**Instructions to follow**
All of the material should be reproduced exactly, with pictures left out.

**Data segment**

-- BEGIN --

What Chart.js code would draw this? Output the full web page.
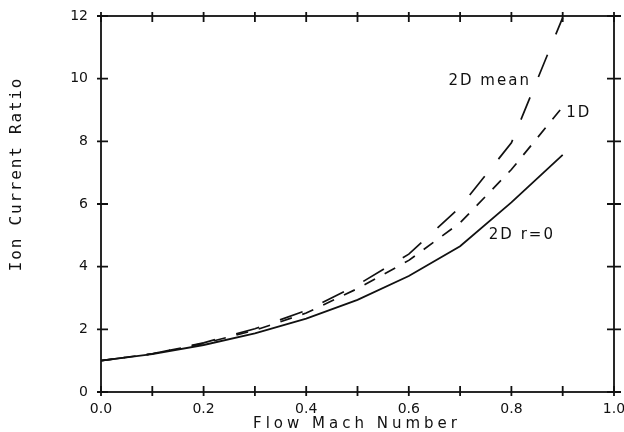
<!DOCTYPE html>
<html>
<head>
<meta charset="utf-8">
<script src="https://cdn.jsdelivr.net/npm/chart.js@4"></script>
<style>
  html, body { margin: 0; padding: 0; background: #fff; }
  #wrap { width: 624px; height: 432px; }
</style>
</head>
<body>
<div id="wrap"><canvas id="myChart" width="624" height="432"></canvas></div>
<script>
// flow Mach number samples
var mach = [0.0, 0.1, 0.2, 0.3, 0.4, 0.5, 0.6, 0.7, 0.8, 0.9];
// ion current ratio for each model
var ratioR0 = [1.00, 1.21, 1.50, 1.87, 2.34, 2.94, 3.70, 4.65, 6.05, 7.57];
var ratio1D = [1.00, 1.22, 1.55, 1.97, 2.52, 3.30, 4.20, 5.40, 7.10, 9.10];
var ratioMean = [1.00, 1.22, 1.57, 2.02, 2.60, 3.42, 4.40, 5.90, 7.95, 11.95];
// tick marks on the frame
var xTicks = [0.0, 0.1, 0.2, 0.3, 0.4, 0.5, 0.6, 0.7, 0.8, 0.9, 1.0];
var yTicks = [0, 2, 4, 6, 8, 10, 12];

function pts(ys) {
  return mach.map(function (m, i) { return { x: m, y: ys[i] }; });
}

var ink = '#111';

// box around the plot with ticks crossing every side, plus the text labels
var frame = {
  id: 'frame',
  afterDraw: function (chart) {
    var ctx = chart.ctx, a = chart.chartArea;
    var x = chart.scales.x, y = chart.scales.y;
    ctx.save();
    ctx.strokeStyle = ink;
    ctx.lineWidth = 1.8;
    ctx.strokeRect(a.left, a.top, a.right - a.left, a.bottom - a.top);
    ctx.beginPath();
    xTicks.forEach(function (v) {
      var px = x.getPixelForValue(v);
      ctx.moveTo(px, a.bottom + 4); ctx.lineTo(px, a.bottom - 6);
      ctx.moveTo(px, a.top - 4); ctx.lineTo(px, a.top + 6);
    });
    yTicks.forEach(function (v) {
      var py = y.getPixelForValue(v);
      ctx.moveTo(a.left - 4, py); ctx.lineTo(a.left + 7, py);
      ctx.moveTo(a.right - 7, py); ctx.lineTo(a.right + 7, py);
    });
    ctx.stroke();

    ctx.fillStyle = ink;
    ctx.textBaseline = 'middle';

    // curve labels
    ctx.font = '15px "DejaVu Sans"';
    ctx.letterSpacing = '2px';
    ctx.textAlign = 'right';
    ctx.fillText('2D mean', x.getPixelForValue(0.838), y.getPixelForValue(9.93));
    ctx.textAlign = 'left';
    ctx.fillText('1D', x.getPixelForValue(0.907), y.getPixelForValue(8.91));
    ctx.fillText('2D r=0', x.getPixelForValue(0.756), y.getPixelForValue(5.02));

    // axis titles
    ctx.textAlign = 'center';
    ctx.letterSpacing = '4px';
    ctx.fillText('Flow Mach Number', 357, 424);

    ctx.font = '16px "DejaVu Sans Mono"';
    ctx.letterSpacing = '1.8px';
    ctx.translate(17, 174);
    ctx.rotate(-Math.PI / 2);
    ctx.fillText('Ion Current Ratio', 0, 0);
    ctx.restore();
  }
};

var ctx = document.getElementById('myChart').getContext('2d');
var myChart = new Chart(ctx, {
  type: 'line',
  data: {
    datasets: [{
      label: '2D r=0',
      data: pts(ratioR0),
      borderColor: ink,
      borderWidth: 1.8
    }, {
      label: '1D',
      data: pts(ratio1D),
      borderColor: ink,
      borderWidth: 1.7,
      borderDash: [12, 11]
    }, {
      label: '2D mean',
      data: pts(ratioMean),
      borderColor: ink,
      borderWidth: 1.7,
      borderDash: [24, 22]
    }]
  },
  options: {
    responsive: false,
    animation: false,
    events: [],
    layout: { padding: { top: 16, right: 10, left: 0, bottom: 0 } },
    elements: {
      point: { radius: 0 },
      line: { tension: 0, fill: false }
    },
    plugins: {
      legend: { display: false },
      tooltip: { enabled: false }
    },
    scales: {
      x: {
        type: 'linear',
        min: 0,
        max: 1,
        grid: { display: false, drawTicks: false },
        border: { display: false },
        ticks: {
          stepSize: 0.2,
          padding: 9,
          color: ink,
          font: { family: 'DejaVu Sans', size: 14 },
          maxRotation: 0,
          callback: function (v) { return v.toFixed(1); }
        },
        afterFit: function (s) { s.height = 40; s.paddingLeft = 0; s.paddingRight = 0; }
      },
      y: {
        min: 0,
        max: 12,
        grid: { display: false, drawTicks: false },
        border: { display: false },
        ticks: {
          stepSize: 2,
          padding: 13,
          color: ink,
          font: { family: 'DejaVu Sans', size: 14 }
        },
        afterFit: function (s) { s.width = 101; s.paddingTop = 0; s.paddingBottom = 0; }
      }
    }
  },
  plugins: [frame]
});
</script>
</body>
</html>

-- END --

**Finished answer**
What Chart.js code would draw this? Output the full web page.
<!DOCTYPE html>
<html>
<head>
<meta charset="utf-8">
<script src="https://cdn.jsdelivr.net/npm/chart.js@4"></script>
<style>
  html, body { margin: 0; padding: 0; background: #fff; }
  #wrap { width: 624px; height: 432px; }
</style>
</head>
<body>
<div id="wrap"><canvas id="myChart" width="624" height="432"></canvas></div>
<script>
// flow Mach number samples
var mach = [0.0, 0.1, 0.2, 0.3, 0.4, 0.5, 0.6, 0.7, 0.8, 0.9];
// ion current ratio for each model
var ratioR0 = [1.00, 1.21, 1.50, 1.87, 2.34, 2.94, 3.70, 4.65, 6.05, 7.57];
var ratio1D = [1.00, 1.22, 1.55, 1.97, 2.52, 3.30, 4.20, 5.40, 7.10, 9.10];
var ratioMean = [1.00, 1.22, 1.57, 2.02, 2.60, 3.42, 4.40, 5.90, 7.95, 11.95];
// tick marks on the frame
var xTicks = [0.0, 0.1, 0.2, 0.3, 0.4, 0.5, 0.6, 0.7, 0.8, 0.9, 1.0];
var yTicks = [0, 2, 4, 6, 8, 10, 12];

function pts(ys) {
  return mach.map(function (m, i) { return { x: m, y: ys[i] }; });
}

var ink = '#111';

// box around the plot with ticks crossing every side, plus the text labels
var frame = {
  id: 'frame',
  afterDraw: function (chart) {
    var ctx = chart.ctx, a = chart.chartArea;
    var x = chart.scales.x, y = chart.scales.y;
    ctx.save();
    ctx.strokeStyle = ink;
    ctx.lineWidth = 1.8;
    ctx.strokeRect(a.left, a.top, a.right - a.left, a.bottom - a.top);
    ctx.beginPath();
    xTicks.forEach(function (v) {
      var px = x.getPixelForValue(v);
      ctx.moveTo(px, a.bottom + 4); ctx.lineTo(px, a.bottom - 6);
      ctx.moveTo(px, a.top - 4); ctx.lineTo(px, a.top + 6);
    });
    yTicks.forEach(function (v) {
      var py = y.getPixelForValue(v);
      ctx.moveTo(a.left - 4, py); ctx.lineTo(a.left + 7, py);
      ctx.moveTo(a.right - 7, py); ctx.lineTo(a.right + 7, py);
    });
    ctx.stroke();

    ctx.fillStyle = ink;
    ctx.textBaseline = 'middle';

    // curve labels
    ctx.font = '15px "DejaVu Sans"';
    ctx.letterSpacing = '2px';
    ctx.textAlign = 'right';
    ctx.fillText('2D mean', x.getPixelForValue(0.838), y.getPixelForValue(9.93));
    ctx.textAlign = 'left';
    ctx.fillText('1D', x.getPixelForValue(0.907), y.getPixelForValue(8.91));
    ctx.fillText('2D r=0', x.getPixelForValue(0.756), y.getPixelForValue(5.02));

    // axis titles
    ctx.textAlign = 'center';
    ctx.letterSpacing = '4px';
    ctx.fillText('Flow Mach Number', 357, 424);

    ctx.font = '16px "DejaVu Sans Mono"';
    ctx.letterSpacing = '1.8px';
    ctx.translate(17, 174);
    ctx.rotate(-Math.PI / 2);
    ctx.fillText('Ion Current Ratio', 0, 0);
    ctx.restore();
  }
};

var ctx = document.getElementById('myChart').getContext('2d');
var myChart = new Chart(ctx, {
  type: 'line',
  data: {
    datasets: [{
      label: '2D r=0',
      data: pts(ratioR0),
      borderColor: ink,
      borderWidth: 1.8
    }, {
      label: '1D',
      data: pts(ratio1D),
      borderColor: ink,
      borderWidth: 1.7,
      borderDash: [12, 11]
    }, {
      label: '2D mean',
      data: pts(ratioMean),
      borderColor: ink,
      borderWidth: 1.7,
      borderDash: [24, 22]
    }]
  },
  options: {
    responsive: false,
    animation: false,
    events: [],
    layout: { padding: { top: 16, right: 10, left: 0, bottom: 0 } },
    elements: {
      point: { radius: 0 },
      line: { tension: 0, fill: false }
    },
    plugins: {
      legend: { display: false },
      tooltip: { enabled: false }
    },
    scales: {
      x: {
        type: 'linear',
        min: 0,
        max: 1,
        grid: { display: false, drawTicks: false },
        border: { display: false },
        ticks: {
          stepSize: 0.2,
          padding: 9,
          color: ink,
          font: { family: 'DejaVu Sans', size: 14 },
          maxRotation: 0,
          callback: function (v) { return v.toFixed(1); }
        },
        afterFit: function (s) { s.height = 40; s.paddingLeft = 0; s.paddingRight = 0; }
      },
      y: {
        min: 0,
        max: 12,
        grid: { display: false, drawTicks: false },
        border: { display: false },
        ticks: {
          stepSize: 2,
          padding: 13,
          color: ink,
          font: { family: 'DejaVu Sans', size: 14 }
        },
        afterFit: function (s) { s.width = 101; s.paddingTop = 0; s.paddingBottom = 0; }
      }
    }
  },
  plugins: [frame]
});
</script>
</body>
</html>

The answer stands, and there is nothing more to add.